**Dataset section**
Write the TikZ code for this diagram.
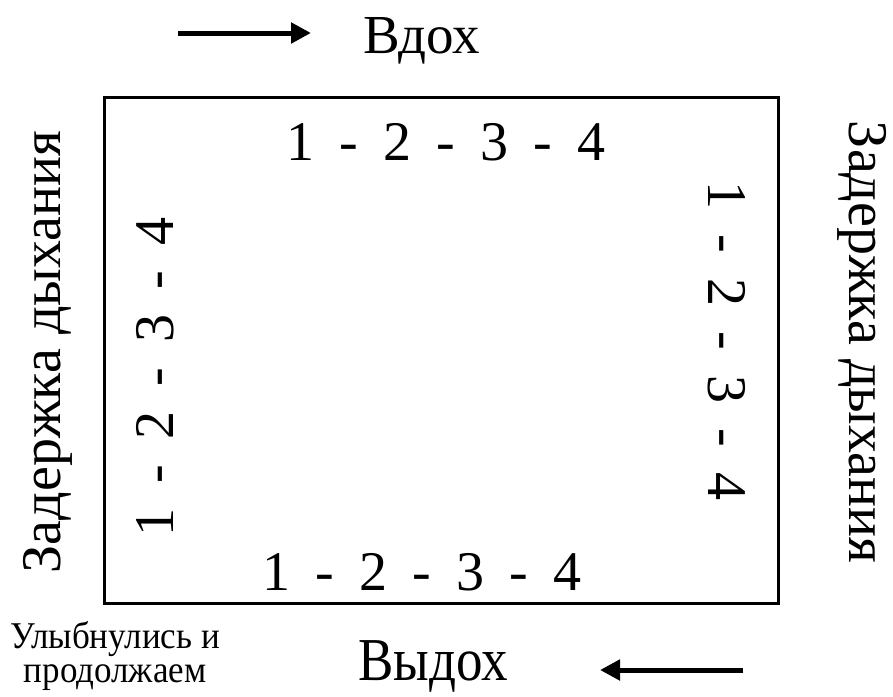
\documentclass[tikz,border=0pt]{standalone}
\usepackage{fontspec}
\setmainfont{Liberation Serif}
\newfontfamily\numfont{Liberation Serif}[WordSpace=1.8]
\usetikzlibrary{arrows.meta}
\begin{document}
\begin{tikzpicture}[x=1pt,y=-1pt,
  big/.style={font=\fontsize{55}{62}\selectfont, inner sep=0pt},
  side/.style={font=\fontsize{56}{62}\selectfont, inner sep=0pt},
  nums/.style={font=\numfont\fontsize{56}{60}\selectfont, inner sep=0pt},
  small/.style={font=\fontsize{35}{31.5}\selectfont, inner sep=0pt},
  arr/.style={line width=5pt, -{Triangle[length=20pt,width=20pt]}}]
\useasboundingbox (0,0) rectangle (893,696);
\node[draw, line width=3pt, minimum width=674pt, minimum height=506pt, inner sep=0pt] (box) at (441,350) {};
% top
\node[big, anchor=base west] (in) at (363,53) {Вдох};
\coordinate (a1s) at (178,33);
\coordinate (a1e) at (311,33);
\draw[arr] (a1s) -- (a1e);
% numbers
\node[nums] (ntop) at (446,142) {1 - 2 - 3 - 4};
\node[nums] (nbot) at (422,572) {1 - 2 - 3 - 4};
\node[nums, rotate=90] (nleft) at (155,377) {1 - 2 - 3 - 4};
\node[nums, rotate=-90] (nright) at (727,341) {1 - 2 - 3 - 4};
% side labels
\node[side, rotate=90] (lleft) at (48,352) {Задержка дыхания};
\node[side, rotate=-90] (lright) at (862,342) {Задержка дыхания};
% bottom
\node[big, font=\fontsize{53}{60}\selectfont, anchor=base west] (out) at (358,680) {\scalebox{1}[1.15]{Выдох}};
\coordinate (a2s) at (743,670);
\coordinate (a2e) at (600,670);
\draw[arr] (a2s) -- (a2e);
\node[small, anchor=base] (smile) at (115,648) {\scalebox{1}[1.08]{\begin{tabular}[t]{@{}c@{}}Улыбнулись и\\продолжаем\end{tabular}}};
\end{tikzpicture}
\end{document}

**Given task**
Reproduce all of the data exactly, omitting each picture it holds.

**Exercise response**
Write the TikZ code for this diagram.
\documentclass[tikz,border=0pt]{standalone}
\usepackage{fontspec}
\setmainfont{Liberation Serif}
\newfontfamily\numfont{Liberation Serif}[WordSpace=1.8]
\usetikzlibrary{arrows.meta}
\begin{document}
\begin{tikzpicture}[x=1pt,y=-1pt,
  big/.style={font=\fontsize{55}{62}\selectfont, inner sep=0pt},
  side/.style={font=\fontsize{56}{62}\selectfont, inner sep=0pt},
  nums/.style={font=\numfont\fontsize{56}{60}\selectfont, inner sep=0pt},
  small/.style={font=\fontsize{35}{31.5}\selectfont, inner sep=0pt},
  arr/.style={line width=5pt, -{Triangle[length=20pt,width=20pt]}}]
\useasboundingbox (0,0) rectangle (893,696);
\node[draw, line width=3pt, minimum width=674pt, minimum height=506pt, inner sep=0pt] (box) at (441,350) {};
% top
\node[big, anchor=base west] (in) at (363,53) {Вдох};
\coordinate (a1s) at (178,33);
\coordinate (a1e) at (311,33);
\draw[arr] (a1s) -- (a1e);
% numbers
\node[nums] (ntop) at (446,142) {1 - 2 - 3 - 4};
\node[nums] (nbot) at (422,572) {1 - 2 - 3 - 4};
\node[nums, rotate=90] (nleft) at (155,377) {1 - 2 - 3 - 4};
\node[nums, rotate=-90] (nright) at (727,341) {1 - 2 - 3 - 4};
% side labels
\node[side, rotate=90] (lleft) at (48,352) {Задержка дыхания};
\node[side, rotate=-90] (lright) at (862,342) {Задержка дыхания};
% bottom
\node[big, font=\fontsize{53}{60}\selectfont, anchor=base west] (out) at (358,680) {\scalebox{1}[1.15]{Выдох}};
\coordinate (a2s) at (743,670);
\coordinate (a2e) at (600,670);
\draw[arr] (a2s) -- (a2e);
\node[small, anchor=base] (smile) at (115,648) {\scalebox{1}[1.08]{\begin{tabular}[t]{@{}c@{}}Улыбнулись и\\продолжаем\end{tabular}}};
\end{tikzpicture}
\end{document}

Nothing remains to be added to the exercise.